SHORT EXERCISE: Scan the listing below. Report each line that includes "this".

━━━━━ RECORDS SUPPLIED ━━━━━

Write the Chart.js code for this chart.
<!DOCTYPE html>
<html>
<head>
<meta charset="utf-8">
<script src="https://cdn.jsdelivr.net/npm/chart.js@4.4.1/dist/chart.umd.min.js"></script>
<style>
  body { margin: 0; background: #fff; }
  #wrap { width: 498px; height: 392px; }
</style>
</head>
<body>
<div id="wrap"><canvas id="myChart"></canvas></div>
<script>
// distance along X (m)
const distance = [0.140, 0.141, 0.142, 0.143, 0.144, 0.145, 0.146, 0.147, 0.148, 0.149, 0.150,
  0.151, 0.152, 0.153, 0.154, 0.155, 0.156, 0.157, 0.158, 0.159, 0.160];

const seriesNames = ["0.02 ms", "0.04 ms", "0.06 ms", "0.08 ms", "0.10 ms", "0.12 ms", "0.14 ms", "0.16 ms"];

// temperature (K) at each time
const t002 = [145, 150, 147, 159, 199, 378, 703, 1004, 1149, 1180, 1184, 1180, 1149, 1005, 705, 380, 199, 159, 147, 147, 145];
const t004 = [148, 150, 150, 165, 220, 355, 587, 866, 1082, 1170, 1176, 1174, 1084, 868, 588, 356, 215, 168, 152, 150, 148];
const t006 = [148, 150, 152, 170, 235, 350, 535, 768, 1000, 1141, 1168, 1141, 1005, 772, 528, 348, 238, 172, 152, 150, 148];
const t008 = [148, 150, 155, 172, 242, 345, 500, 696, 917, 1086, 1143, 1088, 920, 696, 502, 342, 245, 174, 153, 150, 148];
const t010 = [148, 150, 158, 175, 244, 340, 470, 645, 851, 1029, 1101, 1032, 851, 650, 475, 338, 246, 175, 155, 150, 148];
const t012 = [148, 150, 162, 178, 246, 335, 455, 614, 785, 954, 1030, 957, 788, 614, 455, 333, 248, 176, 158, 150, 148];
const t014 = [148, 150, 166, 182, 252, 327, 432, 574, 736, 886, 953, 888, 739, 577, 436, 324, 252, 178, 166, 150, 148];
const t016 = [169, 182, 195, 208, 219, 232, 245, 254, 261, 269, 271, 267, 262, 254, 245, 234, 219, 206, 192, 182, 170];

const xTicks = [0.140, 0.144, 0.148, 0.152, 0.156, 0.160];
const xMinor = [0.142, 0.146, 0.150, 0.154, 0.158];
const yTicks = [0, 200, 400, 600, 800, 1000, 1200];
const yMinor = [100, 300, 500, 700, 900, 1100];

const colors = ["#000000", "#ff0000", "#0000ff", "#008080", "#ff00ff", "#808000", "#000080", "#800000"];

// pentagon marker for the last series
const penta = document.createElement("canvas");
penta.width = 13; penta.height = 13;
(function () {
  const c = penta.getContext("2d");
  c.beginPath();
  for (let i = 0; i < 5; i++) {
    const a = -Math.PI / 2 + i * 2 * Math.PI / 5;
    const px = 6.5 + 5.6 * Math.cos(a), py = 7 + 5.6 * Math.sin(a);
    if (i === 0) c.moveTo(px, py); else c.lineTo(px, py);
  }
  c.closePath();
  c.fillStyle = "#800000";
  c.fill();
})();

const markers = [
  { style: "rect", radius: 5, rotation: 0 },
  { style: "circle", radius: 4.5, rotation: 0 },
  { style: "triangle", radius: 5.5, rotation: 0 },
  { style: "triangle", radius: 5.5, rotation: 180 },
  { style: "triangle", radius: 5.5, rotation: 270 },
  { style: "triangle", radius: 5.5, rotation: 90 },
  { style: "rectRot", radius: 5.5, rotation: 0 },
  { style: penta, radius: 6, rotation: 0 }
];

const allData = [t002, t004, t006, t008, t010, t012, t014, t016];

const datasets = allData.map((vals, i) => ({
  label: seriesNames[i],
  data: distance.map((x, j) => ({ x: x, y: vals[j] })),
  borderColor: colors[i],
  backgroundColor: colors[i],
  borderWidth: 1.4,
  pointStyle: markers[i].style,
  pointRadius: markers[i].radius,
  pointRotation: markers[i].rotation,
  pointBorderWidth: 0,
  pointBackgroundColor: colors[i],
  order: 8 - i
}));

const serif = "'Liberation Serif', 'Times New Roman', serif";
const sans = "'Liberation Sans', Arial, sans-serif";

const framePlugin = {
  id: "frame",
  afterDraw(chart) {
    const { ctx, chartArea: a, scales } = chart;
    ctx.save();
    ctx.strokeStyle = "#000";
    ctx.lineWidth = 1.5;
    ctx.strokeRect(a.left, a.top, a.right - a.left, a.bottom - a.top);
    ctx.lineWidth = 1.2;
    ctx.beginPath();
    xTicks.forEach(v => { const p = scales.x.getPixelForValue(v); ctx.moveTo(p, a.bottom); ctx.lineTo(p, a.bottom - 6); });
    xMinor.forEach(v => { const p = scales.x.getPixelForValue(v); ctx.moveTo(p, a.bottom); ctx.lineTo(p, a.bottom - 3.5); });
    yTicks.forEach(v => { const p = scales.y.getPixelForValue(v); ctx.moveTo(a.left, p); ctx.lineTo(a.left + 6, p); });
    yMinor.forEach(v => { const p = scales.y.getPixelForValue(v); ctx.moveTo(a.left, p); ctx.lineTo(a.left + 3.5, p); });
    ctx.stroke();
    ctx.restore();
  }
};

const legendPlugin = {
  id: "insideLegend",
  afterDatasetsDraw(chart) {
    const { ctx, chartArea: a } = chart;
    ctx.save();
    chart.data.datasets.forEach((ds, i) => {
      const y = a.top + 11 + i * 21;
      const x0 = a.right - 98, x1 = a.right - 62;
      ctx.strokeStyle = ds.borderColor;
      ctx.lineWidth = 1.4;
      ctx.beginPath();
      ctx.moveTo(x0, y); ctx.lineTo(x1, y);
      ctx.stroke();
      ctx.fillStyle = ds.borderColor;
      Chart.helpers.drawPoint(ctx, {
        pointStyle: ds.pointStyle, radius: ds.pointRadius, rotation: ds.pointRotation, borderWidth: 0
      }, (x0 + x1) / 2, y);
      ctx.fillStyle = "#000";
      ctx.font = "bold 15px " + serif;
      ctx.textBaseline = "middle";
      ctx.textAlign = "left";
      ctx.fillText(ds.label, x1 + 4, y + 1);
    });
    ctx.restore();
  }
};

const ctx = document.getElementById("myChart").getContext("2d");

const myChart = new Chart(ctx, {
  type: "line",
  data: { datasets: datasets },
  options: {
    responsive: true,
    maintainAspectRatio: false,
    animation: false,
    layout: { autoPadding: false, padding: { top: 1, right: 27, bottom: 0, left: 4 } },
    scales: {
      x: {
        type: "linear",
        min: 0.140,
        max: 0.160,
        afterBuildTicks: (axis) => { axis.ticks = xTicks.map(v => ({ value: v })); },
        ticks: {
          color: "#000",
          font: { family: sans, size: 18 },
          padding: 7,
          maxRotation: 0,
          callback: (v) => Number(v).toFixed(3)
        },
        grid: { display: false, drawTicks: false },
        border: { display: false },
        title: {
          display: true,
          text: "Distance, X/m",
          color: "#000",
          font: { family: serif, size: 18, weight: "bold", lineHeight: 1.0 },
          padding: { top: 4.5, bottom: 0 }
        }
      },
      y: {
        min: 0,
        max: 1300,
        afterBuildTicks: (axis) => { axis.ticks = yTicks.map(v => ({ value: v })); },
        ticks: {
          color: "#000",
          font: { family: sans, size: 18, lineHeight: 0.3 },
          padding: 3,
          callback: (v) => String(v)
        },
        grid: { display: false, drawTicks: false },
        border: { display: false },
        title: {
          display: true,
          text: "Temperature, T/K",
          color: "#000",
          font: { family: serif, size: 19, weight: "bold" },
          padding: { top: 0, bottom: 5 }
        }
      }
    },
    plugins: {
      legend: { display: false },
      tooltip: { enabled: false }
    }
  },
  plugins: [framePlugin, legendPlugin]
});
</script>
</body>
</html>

━━━━━
━━━━━ RECORDS SUPPLIED ━━━━━

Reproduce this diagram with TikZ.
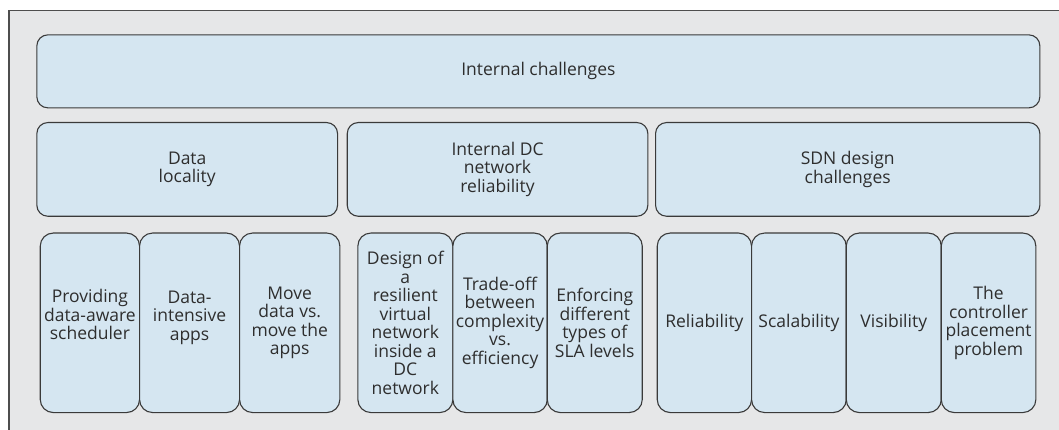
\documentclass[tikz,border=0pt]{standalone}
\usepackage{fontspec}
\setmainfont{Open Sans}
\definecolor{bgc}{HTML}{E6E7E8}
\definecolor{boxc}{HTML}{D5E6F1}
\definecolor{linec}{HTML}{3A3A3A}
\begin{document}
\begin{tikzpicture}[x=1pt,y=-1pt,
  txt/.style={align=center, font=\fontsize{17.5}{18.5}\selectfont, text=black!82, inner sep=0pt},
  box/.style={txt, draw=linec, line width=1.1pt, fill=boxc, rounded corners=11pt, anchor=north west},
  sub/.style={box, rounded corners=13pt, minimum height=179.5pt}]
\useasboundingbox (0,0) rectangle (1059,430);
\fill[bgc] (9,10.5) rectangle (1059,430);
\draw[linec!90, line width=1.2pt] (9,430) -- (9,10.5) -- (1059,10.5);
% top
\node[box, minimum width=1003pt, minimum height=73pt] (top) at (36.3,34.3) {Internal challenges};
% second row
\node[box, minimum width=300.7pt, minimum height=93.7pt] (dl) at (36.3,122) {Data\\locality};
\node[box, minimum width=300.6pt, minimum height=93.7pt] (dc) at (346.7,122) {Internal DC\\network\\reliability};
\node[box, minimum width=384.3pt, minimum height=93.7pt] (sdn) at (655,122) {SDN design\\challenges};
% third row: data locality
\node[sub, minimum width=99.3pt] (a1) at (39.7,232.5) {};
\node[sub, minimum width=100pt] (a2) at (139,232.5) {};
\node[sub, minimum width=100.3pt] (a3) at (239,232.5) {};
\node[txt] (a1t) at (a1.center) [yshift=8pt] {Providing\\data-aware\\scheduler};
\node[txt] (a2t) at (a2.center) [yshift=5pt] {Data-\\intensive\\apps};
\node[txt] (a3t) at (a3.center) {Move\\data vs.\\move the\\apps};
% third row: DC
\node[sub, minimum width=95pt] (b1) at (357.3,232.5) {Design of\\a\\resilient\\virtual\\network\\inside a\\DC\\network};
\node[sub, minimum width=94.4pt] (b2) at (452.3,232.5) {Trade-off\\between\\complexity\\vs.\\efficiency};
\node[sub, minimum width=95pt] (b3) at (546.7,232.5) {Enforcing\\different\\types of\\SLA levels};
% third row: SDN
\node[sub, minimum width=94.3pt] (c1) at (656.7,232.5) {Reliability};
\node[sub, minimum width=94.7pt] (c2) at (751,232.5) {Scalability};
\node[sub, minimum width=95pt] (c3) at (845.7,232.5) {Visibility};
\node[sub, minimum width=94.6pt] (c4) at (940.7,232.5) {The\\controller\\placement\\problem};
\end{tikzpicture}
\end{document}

━━━━━

OUTPUT OF THE EXERCISE:
Write the Chart.js code for this chart.
Reproduce this diagram with TikZ.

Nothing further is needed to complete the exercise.